- **The records**

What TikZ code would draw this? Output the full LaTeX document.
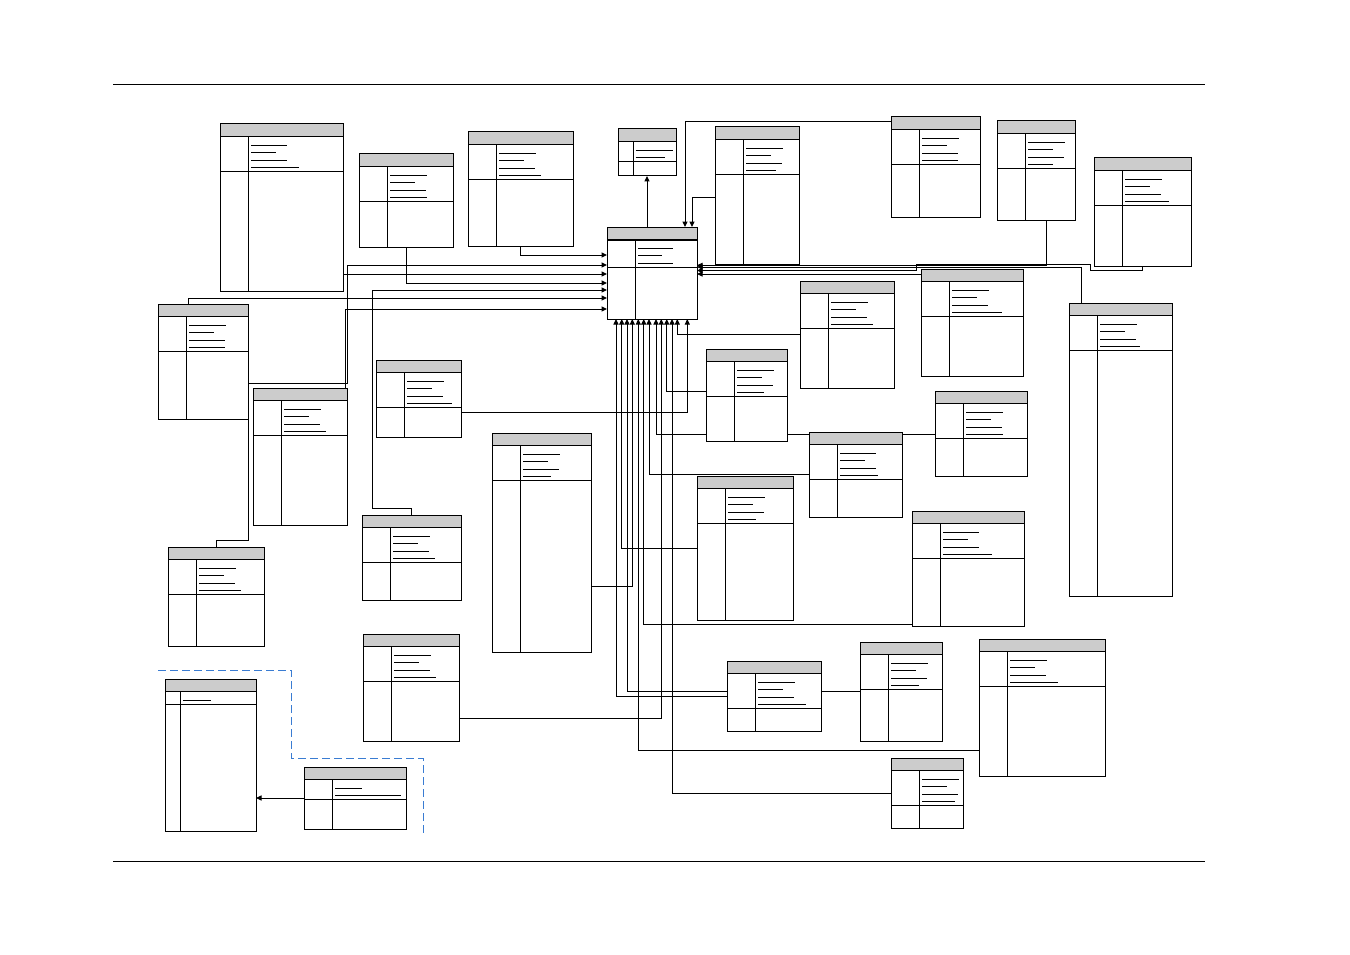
\documentclass[tikz,border=0pt]{standalone}
\usetikzlibrary{arrows.meta}

\definecolor{azul}{RGB}{58,124,210}

% one table of the schema: header, key part, left column and placeholder lines
\newcommand{\entidad}[8][28.5]{%
  \fill[cabecera] (#3,#4) rectangle ++(#5,12.5);
  \draw (#3,#4+12.5) -- ++(#5,0);
  \draw (#3,#4+17.5+7.5*#7) -- ++(#5,0);
  \draw (#3+#1,#4+12.5) -- (#3+#1,#4+#6);
  \foreach \l [count=\i] in {#8}
    \draw (#3+#1+2.5,#4+13.7+7.5*\i) -- ++(\l,0);
  \node[tabla, minimum width=#5pt, minimum height=#6pt] (#2) at (#3,#4) {};
}

\begin{document}
\begin{tikzpicture}[x=1pt, y=-1pt, line width=1pt,
        tabla/.style={draw, anchor=north west, inner sep=0pt, outer sep=0pt},
        cabecera/.style={fill=black!20},
        flecha/.style={-{Triangle[length=5.5pt,width=5pt]}},
        limite/.style={azul, dash pattern=on 8pt off 4pt}]

        \useasboundingbox (0,0) rectangle (1350,955);

        % page rules
        \draw (113,85) -- (1205,85);
        \draw (113,861) -- (1205,861);

        % tables
        \entidad{central}{607}{227}{90}{92}{3}{35,24,35}
        \draw[line width=2pt] ([yshift=-12.5pt]central.north west) -- ([yshift=-12.5pt]central.north east);
        \entidad[15]{ent0}{618}{129}{58}{47}{2}{37,29}
        \entidad{ent1}{220}{124}{123}{167}{4}{36,25,36,48}
        \entidad{ent2}{359}{154}{94}{93}{4}{37,25,36,37}
        \entidad{ent3}{468}{132}{105}{114}{4}{37,25,36,42}
        \entidad{ent4}{715}{127}{84}{137}{4}{37,25,36,30}
        \entidad{ent5}{891}{117}{89}{100}{4}{37,25,36,36}
        \entidad{ent6}{997}{121}{78}{99}{4}{37,25,36,25}
        \entidad{ent7}{1094}{158}{97}{108}{4}{37,25,36,44}
        \entidad{ent8}{158}{304}{90}{115}{4}{37,25,36,36}
        \entidad{ent9}{253}{388}{94}{137}{4}{37,25,36,42}
        \entidad{ent10}{168}{547}{96}{99}{4}{37,25,36,42}
        \entidad{ent11}{376}{360}{85}{77}{4}{37,25,36,45}
        \entidad{ent12}{362}{515}{99}{85}{4}{37,25,36,42}
        \entidad{ent13}{492}{433}{99}{219}{4}{37,25,36,28}
        \entidad{ent14}{363}{634}{96}{107}{4}{37,25,36,42}
        \entidad[15]{ent15}{165}{679}{91}{152}{1}{28}
        \entidad{ent16}{304}{767}{102}{62}{2}{27,66}
        \entidad{ent17}{706}{349}{81}{92}{4}{37,25,36,27}
        \entidad{ent18}{800}{281}{94}{107}{4}{37,25,36,42}
        \entidad{ent19}{921}{269}{102}{107}{4}{37,25,36,50}
        \entidad{ent20}{1069}{303}{103}{293}{4}{37,25,36,40}
        \entidad{ent21}{935}{391}{92}{85}{4}{37,25,36,37}
        \entidad{ent22}{809}{432}{93}{85}{4}{36,25,36,38}
        \entidad{ent23}{912}{511}{112}{115}{4}{36,25,36,49}
        \entidad{ent24}{697}{476}{96}{144}{4}{37,25,36,28}
        \entidad{ent25}{727}{661}{94}{70}{4}{37,25,36,48}
        \entidad{ent26}{860}{642}{82}{99}{4}{37,25,36,28}
        \entidad{ent27}{979}{639}{126}{137}{4}{37,25,36,48}
        \entidad{ent28}{891}{758}{72}{70}{4}{37,25,36,33}

        % links into the central table, left side
        \draw[flecha] (ent3.south) |- (central.west |- 0,255);
        \draw[flecha] (ent10.north) |- (248,540) |- (347,383) |- (central.west |- 0,265);
        \draw[flecha] (ent1.east |- 0,274) -- (central.west |- 0,274);
        \draw[flecha] (ent2.south) |- (central.west |- 0,283);
        \draw[flecha] (ent12.north) |- (372,508) |- (central.west |- 0,290);
        \draw[flecha] (ent8.north -| 188,0) |- (central.west |- 0,298);
        \draw[flecha] (ent9.north -| 345,0) |- (central.west |- 0,309);

        % top
        \draw[flecha] (ent5.west |- 0,122) -| (central.north -| 685,0);
        \draw[flecha] (ent4.west |- 0,197) -| (central.north -| 692,0);
        \draw[flecha] (central.north -| ent0.south) -- (ent0.south);

        % right side
        \draw[flecha] (ent6.south -| 1046,0) |- (central.east |- 0,265.3);
        \draw[flecha] (ent20.north -| 1081,0) |- (central.east |- 0,267);
        \draw[flecha] (ent7.south) |- (1090,270.5) |- (916.5,264.7) |- (central.east |- 0,270.5);
        \draw[flecha] (ent19.west |- 0,274) -- (central.east |- 0,274);

        % bottom
        \draw[flecha] (ent25.west |- 0,696) -| (central.south -| 616,0);
        \draw[flecha] (ent24.west |- 0,548) -| (central.south -| 621.7,0);
        \draw[flecha] (ent25.west |- 0,691) -| (central.south -| 627,0);
        \draw[flecha] (ent13.east |- 0,586) -| (central.south -| 632.3,0);
        \draw[flecha] (ent27.west |- 0,750) -| (central.south -| 638.3,0);
        \draw[flecha] (ent23.west |- 0,624) -| (central.south -| 643.7,0);
        \draw[flecha] (ent22.west |- 0,474) -| (central.south -| 649,0);
        \draw[flecha] (ent17.west |- 0,434) -| (central.south -| 656,0);
        \draw[flecha] (ent14.east |- 0,718) -| (central.south -| 661.3,0);
        \draw[flecha] (ent17.west |- 0,391) -| (central.south -| 666.7,0);
        \draw[flecha] (ent28.west |- 0,793) -| (central.south -| 672,0);
        \draw[flecha] (ent18.west |- 0,334) -| (central.south -| 677.3,0);
        \draw[flecha] (ent11.east |- 0,412) -| (central.south -| 687.3,0);

        % other links
        \draw (ent17.east |- 0,434) -- (ent22.west |- 0,434);
        \draw (ent22.east |- 0,434) -- (ent21.west |- 0,434);
        \draw (ent25.east |- 0,691) -- (ent26.west |- 0,691);
        \draw[flecha] (ent16.west |- 0,798) -- (ent15.east |- 0,798);

        % boundary
        \draw[limite] (158,670) -- (291,670) -- (291,758) -- (423,758) -- (423,835);

    \end{tikzpicture}
\end{document}
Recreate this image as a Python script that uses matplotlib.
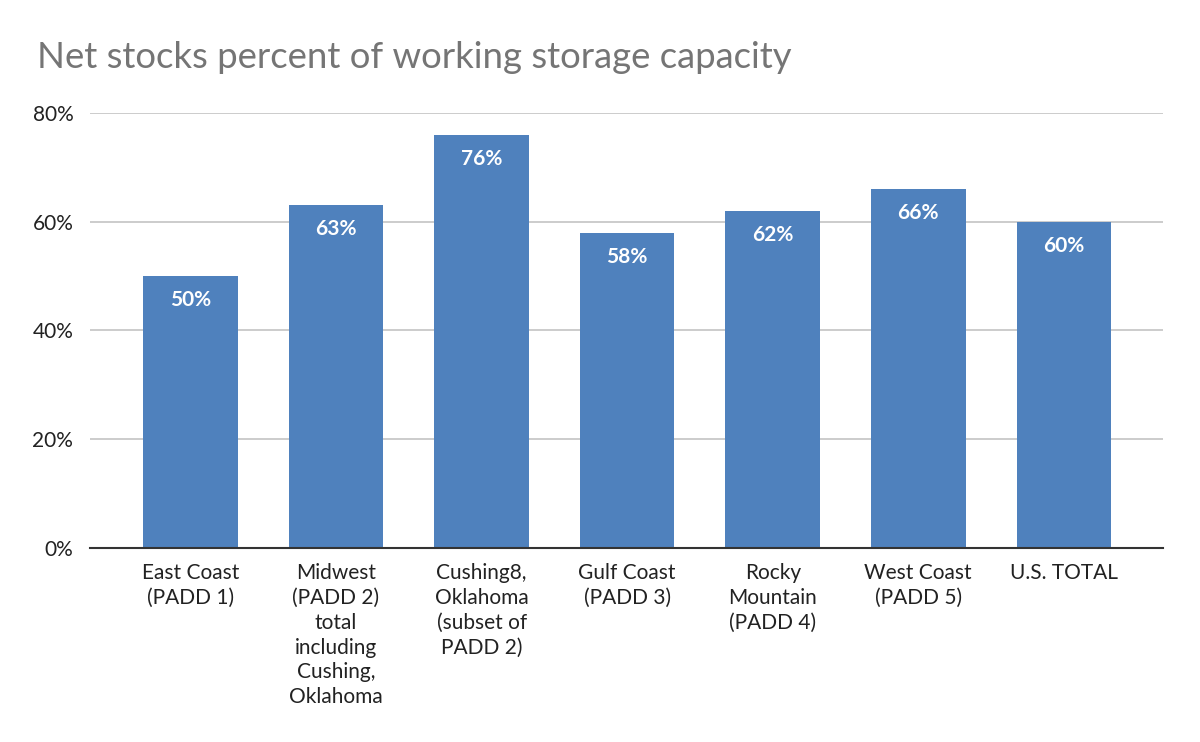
import matplotlib
matplotlib.use("Agg")
import matplotlib.pyplot as plt
from matplotlib.ticker import FuncFormatter

categories = [
    "East Coast\n(PADD 1)",
    "Midwest\n(PADD 2)\ntotal\nincluding\nCushing,\nOklahoma",
    "Cushing8,\nOklahoma\n(subset of\nPADD 2)",
    "Gulf Coast\n(PADD 3)",
    "Rocky\nMountain\n(PADD 4)",
    "West Coast\n(PADD 5)",
    "U.S. TOTAL",
]
values = [50, 63, 76, 58, 62, 66, 60]
y_ticks = [0, 20, 40, 60, 80]

plt.rcParams["font.family"] = ["Lato", "DejaVu Sans"]

fig = plt.figure(figsize=(12, 7.42), dpi=100)
ax = fig.add_axes([0.075, 0.2615, 0.894, 0.5862])

x = list(range(len(values)))
bars = ax.bar(x, values, width=0.65, color="#4f81bd", zorder=3)

for b, v in zip(bars, values):
    ax.annotate(f"{v}%", (b.get_x() + b.get_width() / 2, v),
                xytext=(0, -10), textcoords="offset points",
                ha="center", va="top", color="white",
                fontsize=15, fontweight="bold", zorder=4)

ax.set_xlim(-0.69, 6.68)
ax.set_ylim(0, 80)
ax.set_yticks(y_ticks)
ax.yaxis.set_major_formatter(FuncFormatter(lambda v, _: f"{v:.0f}%"))
ax.set_xticks(x)
ax.set_xticklabels(categories, fontsize=15, color="#222222", linespacing=1.3)
ax.tick_params(axis="y", length=0, pad=12, labelsize=15, labelcolor="#222222")
ax.tick_params(axis="x", length=0, pad=11)

ax.grid(axis="y", color="#c8c8c8", linewidth=1.3, zorder=0)
for side in ["top", "right", "left"]:
    ax.spines[side].set_visible(False)
ax.spines["bottom"].set_color("#333333")
ax.spines["bottom"].set_linewidth(1.5)
ax.spines["bottom"].set_zorder(5)

fig.text(0.031, 0.922, "Net stocks percent of working storage capacity",
         fontsize=26.3, color="#757575", ha="left", va="center")

fig.savefig("out.png", dpi=100)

- **The request**
Extract each line holding the string "this".

- **Exercise answer**
What TikZ code would draw this? Output the full LaTeX document.
Recreate this image as a Python script that uses matplotlib.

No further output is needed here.